Economics must be a 'moral enterprise' as much as politics claims to be. Economic outcomes need to be framed in terms of right and wrong not just efficiency if only because these often align in surprising ways that are good for society and the economy.
My vision of Canada is that any Canadian child from a family of limited circumstance can expect to have a chance at lifetime of unlimited opportunities.
Free trade is a wonderful thing. Time and time again economists have proven that free trade creates enormous wealth for each country 'on the whole'. Historians have shown that free trade is usually associated with rising political, social and cultural liberty.
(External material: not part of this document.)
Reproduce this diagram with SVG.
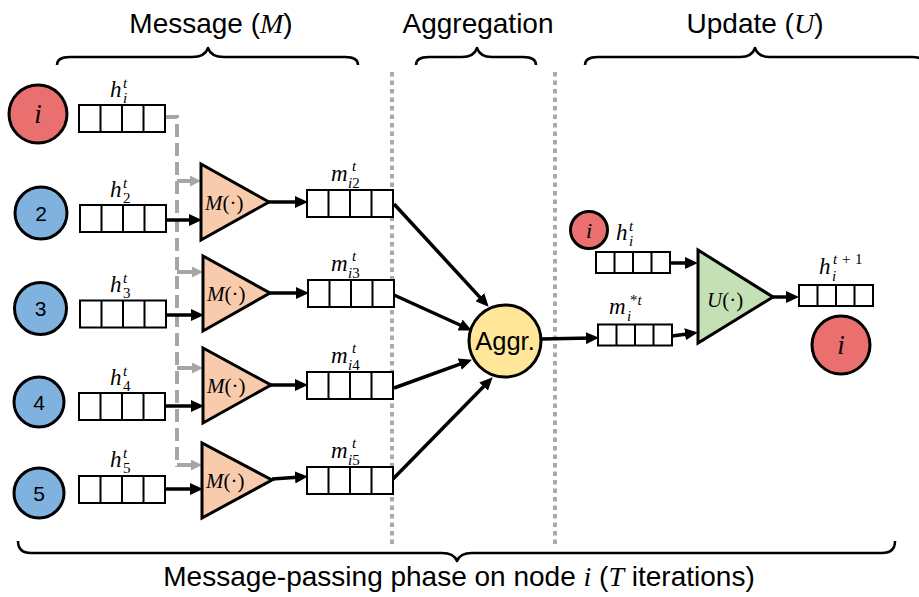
<svg xmlns="http://www.w3.org/2000/svg" width="919" height="597" viewBox="0 0 919 597">
  <style>
    .box { fill: #fff; stroke: #000; stroke-width: 2; }
    .cell { fill: none; stroke: #000; stroke-width: 2; }
    .red { fill: #ea7070; stroke: #000; stroke-width: 3; }
    .blue { fill: #80b2df; stroke: #000; stroke-width: 3; }
    .tri-m { fill: #f8cbad; stroke: #000; stroke-width: 3; stroke-linejoin: miter; }
    .tri-u { fill: #c5e0b4; stroke: #000; stroke-width: 3; stroke-linejoin: miter; }
    .aggr { fill: #ffe699; stroke: #000; stroke-width: 3; }
    .arrow { fill: none; stroke: #000; stroke-width: 3.5; marker-end: url(#ah); }
    .feed { fill: none; stroke: #a6a6a6; stroke-width: 4; stroke-dasharray: 13 6; }
    .feed-tip { fill: none; stroke: #a6a6a6; stroke-width: 4; marker-end: url(#gah); }
    .sep { fill: none; stroke: #aaaaaa; stroke-width: 4; stroke-dasharray: 4.5 4; }
    .brace { fill: none; stroke: #000; stroke-width: 2.5; stroke-linejoin: round; }
    .title { font-family: "Liberation Sans", Arial, sans-serif; font-size: 28px; fill: #000; }
    .math { font-family: "Liberation Serif", "Times New Roman", serif; fill: #000; }
    .mi { font-family: "Liberation Serif", "Times New Roman", serif; font-style: italic; }
    .rm { font-family: "Liberation Serif", "Times New Roman", serif; font-style: normal; }
    .lbl { font-size: 23px; }
    .sml { font-size: 15px; }
    .fn { font-size: 21px; }
    .num { font-family: "Liberation Sans", Arial, sans-serif; font-size: 21px; text-anchor: middle; fill: #000; }
  </style>
  <defs>
    <marker id="ah" markerUnits="userSpaceOnUse" markerWidth="13" markerHeight="12" refX="6" refY="6" orient="auto">
      <path d="M0,0 L13,6 L0,12 z" fill="#000"/>
    </marker>
    <marker id="gah" markerUnits="userSpaceOnUse" markerWidth="11" markerHeight="11" refX="5" refY="5.5" orient="auto">
      <path d="M0,0 L11,5.5 L0,11 z" fill="#a6a6a6"/>
    </marker>
    <!-- 4-cell feature vectors -->
    <g id="vec">
      <rect x="0" y="0" width="86" height="27" class="box"/>
      <path d="M21.5,0V27M43,0V27M64.5,0V27" class="cell"/>
    </g>
    <g id="vec-s">
      <rect x="0" y="0" width="74" height="21" class="box"/>
      <path d="M18.5,0V21M37,0V21M55.5,0V21" class="cell"/>
    </g>
  </defs>

  <rect x="0" y="0" width="919" height="597" fill="#fff"/>

  <!-- stage titles and braces -->
  <g id="stage-labels">
    <text class="title" x="211" y="33" text-anchor="middle">Message (<tspan class="mi">M</tspan>)</text>
    <text class="title" x="478" y="33" text-anchor="middle">Aggregation</text>
    <text class="title" x="755" y="33" text-anchor="middle">Update (<tspan class="mi">U</tspan>)</text>
    <path class="brace" d="M57,65 Q57,57 70,57 L192,57 Q205,57 208,48 Q211,57 224,57 L345,57 Q358,57 358,65"/>
    <path class="brace" d="M416,65 Q416,57 429,57 L462,57 Q474,57 477,48 Q480,57 492,57 L523,57 Q536,57 536,65"/>
    <path class="brace" d="M585,65 Q585,57 598,57 L740,57 Q752,57 755,48 Q758,57 770,57 L912,57 Q925,57 925,65"/>
    <path class="brace" d="M18,541 Q18,553 31,553 L442,553 Q454,553 457,561 Q460,553 472,553 L882,553 Q895,553 895,541"/>
    <text class="title" x="459" y="586" text-anchor="middle" font-size="28.6">Message-passing phase on node <tspan class="mi">i</tspan> (<tspan class="mi">T</tspan> iterations)</text>
  </g>

  <!-- stage separators -->
  <g id="separators">
    <line class="sep" x1="392" y1="72" x2="392" y2="544"/>
    <line class="sep" x1="555" y1="72" x2="555" y2="544"/>
  </g>

  <!-- connectors -->
  <g id="connectors">
    <!-- h_i^t fed to every message function -->
    <path class="feed" d="M165,117 H177 V467"/>
    <path class="feed-tip" d="M177,181 H195"/>
    <path class="feed-tip" d="M177,272 H197"/>
    <path class="feed-tip" d="M177,368 H197"/>
    <path class="feed-tip" d="M177,465 H196"/>
    <!-- neighbour states into message functions -->
    <path class="arrow" d="M166,220 H195"/>
    <path class="arrow" d="M166,315 H197"/>
    <path class="arrow" d="M165,406 H197"/>
    <path class="arrow" d="M165,489 H196"/>
    <!-- message function outputs -->
    <path class="arrow" d="M269,202 H301"/>
    <path class="arrow" d="M270,293 H302"/>
    <path class="arrow" d="M271,385 H301"/>
    <path class="arrow" d="M272,479 L301,477"/>
    <!-- messages into aggregator -->
    <path class="arrow" d="M394,204 L483.9,301.6"/>
    <path class="arrow" d="M394,295 L465.5,327.5"/>
    <path class="arrow" d="M394,388 L465.4,362.1"/>
    <path class="arrow" d="M393,479 L487.8,382.3"/>
    <!-- aggregated message -->
    <path class="arrow" d="M541,339 L592,338"/>
    <!-- update inputs and output -->
    <path class="arrow" d="M670,263 H691"/>
    <path class="arrow" d="M672,336 L691,333.5"/>
    <path class="arrow" d="M773,297 H792"/>
  </g>

  <!-- graph nodes -->
  <g id="node-i">
    <circle class="red" cx="38" cy="114" r="29"/>
    <text class="math mi" x="38" y="123" font-size="27" text-anchor="middle">i</text>
  </g>
  <g id="node-2">
    <circle class="blue" cx="41" cy="213" r="26"/>
    <text class="num" x="41" y="220.5">2</text>
  </g>
  <g id="node-3">
    <circle class="blue" cx="40.5" cy="308.5" r="26"/>
    <text class="num" x="40.5" y="316">3</text>
  </g>
  <g id="node-4">
    <circle class="blue" cx="39" cy="402" r="25"/>
    <text class="num" x="39" y="409.5">4</text>
  </g>
  <g id="node-5">
    <circle class="blue" cx="39" cy="493" r="25"/>
    <text class="num" x="39" y="500.5">5</text>
  </g>

  <!-- node states h^t -->
  <g id="state-hi">
    <use href="#vec" x="79" y="105"/>
    <text class="math"><tspan class="mi lbl" x="110" y="97">h</tspan><tspan class="mi sml" x="123" y="88">t</tspan><tspan class="mi sml" x="123" y="103">i</tspan></text>
  </g>
  <g id="state-h2">
    <use href="#vec" x="80" y="205"/>
    <text class="math"><tspan class="mi lbl" x="110" y="197">h</tspan><tspan class="mi sml" x="123" y="188">t</tspan><tspan class="rm sml" x="123" y="203">2</tspan></text>
  </g>
  <g id="state-h3">
    <use href="#vec" x="80" y="300.5"/>
    <text class="math"><tspan class="mi lbl" x="110" y="292">h</tspan><tspan class="mi sml" x="123" y="283">t</tspan><tspan class="rm sml" x="123" y="298">3</tspan></text>
  </g>
  <g id="state-h4">
    <use href="#vec" x="79" y="393"/>
    <text class="math"><tspan class="mi lbl" x="110" y="385">h</tspan><tspan class="mi sml" x="123" y="376">t</tspan><tspan class="rm sml" x="123" y="391">4</tspan></text>
  </g>
  <g id="state-h5">
    <use href="#vec" x="79" y="476"/>
    <text class="math"><tspan class="mi lbl" x="110" y="467">h</tspan><tspan class="mi sml" x="123" y="458">t</tspan><tspan class="rm sml" x="123" y="473">5</tspan></text>
  </g>

  <!-- message functions -->
  <g id="msg-fn-2">
    <polygon class="tri-m" points="201,164 201,240 269,202"/>
    <text class="math fn" x="205" y="210"><tspan class="mi">M</tspan><tspan class="rm">(·)</tspan></text>
  </g>
  <g id="msg-fn-3">
    <polygon class="tri-m" points="203,256 203,331 270,293"/>
    <text class="math fn" x="207" y="301"><tspan class="mi">M</tspan><tspan class="rm">(·)</tspan></text>
  </g>
  <g id="msg-fn-4">
    <polygon class="tri-m" points="203,348 203,423 271,385"/>
    <text class="math fn" x="207" y="393"><tspan class="mi">M</tspan><tspan class="rm">(·)</tspan></text>
  </g>
  <g id="msg-fn-5">
    <polygon class="tri-m" points="202,443 202,518 272,480"/>
    <text class="math fn" x="206" y="488"><tspan class="mi">M</tspan><tspan class="rm">(·)</tspan></text>
  </g>

  <!-- messages m^t -->
  <g id="msg-i2">
    <use href="#vec" x="307" y="190"/>
    <text class="math"><tspan class="mi lbl" x="331" y="181">m</tspan><tspan class="mi sml" x="352" y="171">t</tspan><tspan class="mi sml" x="348" y="188">i</tspan><tspan class="rm sml">2</tspan></text>
  </g>
  <g id="msg-i3">
    <use href="#vec" x="308" y="280"/>
    <text class="math"><tspan class="mi lbl" x="331" y="271">m</tspan><tspan class="mi sml" x="352" y="261">t</tspan><tspan class="mi sml" x="348" y="278">i</tspan><tspan class="rm sml">3</tspan></text>
  </g>
  <g id="msg-i4">
    <use href="#vec" x="307" y="372"/>
    <text class="math"><tspan class="mi lbl" x="331" y="363">m</tspan><tspan class="mi sml" x="352" y="353">t</tspan><tspan class="mi sml" x="348" y="370">i</tspan><tspan class="rm sml">4</tspan></text>
  </g>
  <g id="msg-i5">
    <use href="#vec" x="307" y="467"/>
    <text class="math"><tspan class="mi lbl" x="331" y="458">m</tspan><tspan class="mi sml" x="352" y="448">t</tspan><tspan class="mi sml" x="348" y="465">i</tspan><tspan class="rm sml">5</tspan></text>
  </g>

  <!-- aggregator -->
  <g id="aggregator">
    <circle class="aggr" cx="505" cy="341" r="36"/>
    <text x="505" y="350" font-family="Liberation Sans, Arial, sans-serif" font-size="25.5" text-anchor="middle">Aggr.</text>
  </g>

  <!-- update stage -->
  <g id="update-node-i">
    <circle class="red" cx="589" cy="230" r="18.5"/>
    <text class="math mi" x="589" y="237.5" font-size="22" text-anchor="middle">i</text>
  </g>
  <g id="update-hi">
    <use href="#vec-s" x="596" y="252"/>
    <text class="math"><tspan class="mi lbl" x="616" y="240">h</tspan><tspan class="mi sml" x="629" y="231">t</tspan><tspan class="mi sml" x="629" y="246">i</tspan></text>
  </g>
  <g id="agg-msg">
    <use href="#vec-s" x="598" y="324.5"/>
    <text class="math"><tspan class="mi lbl" x="609" y="314">m</tspan><tspan class="rm sml" x="630" y="305">*</tspan><tspan class="mi sml">t</tspan><tspan class="mi sml" x="627" y="321">i</tspan></text>
  </g>
  <g id="update-fn">
    <polygon class="tri-u" points="698,250 698,343 773,297"/>
    <text class="math fn" x="707" y="307"><tspan class="mi">U</tspan><tspan class="rm">(·)</tspan></text>
  </g>
  <g id="new-state">
    <use href="#vec-s" x="799" y="285"/>
    <text class="math"><tspan class="mi lbl" x="819" y="274">h</tspan><tspan class="mi sml" x="833" y="264">t</tspan><tspan class="rm sml" x="842" y="264">+</tspan><tspan class="rm sml" x="855" y="264">1</tspan><tspan class="mi sml" x="832" y="281">i</tspan></text>
  </g>
  <g id="update-node-i-out">
    <circle class="red" cx="841" cy="345" r="29"/>
    <text class="math mi" x="841" y="354" font-size="27" text-anchor="middle">i</text>
  </g>
</svg>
The perennial problem is that free trade always creates tremendous disruption for thousands even millions of individuals often concentrated in one geography, and where the state is idle, not investing in best in class instruments of social justice, free trade can be a permanent ticket out of the middle class, down, not up.
Tax policy should be founded on the principle of generating steady tax revenues sufficient to maximise environmentally sustainable economic growth in order to fund fair government.
Public policy should be designed to decrease inequality before the law and increase equality of opportunity.
Capitalism is not the problem; the problem is what we do with capitalism.
Content is always more difficult to argue than conspiracy.
Let the state regulate and the market operate (most things).
Welfare strategies are best designed as a hand up, not as a hand out.
Political debate should not be fact free fighting.
Explanation lasts longer than eloquence.
Always favour empowerment over dependency.
The most enduring public figures are embraced for the causes they fought for and not the concept of themselves they hoped others would remember them by.
Find your voice and don't be the echo of somebody else.
It is possible to operate on two different levels: the practical, cautious and conservative; and the realm of ideas, open, free, and radical.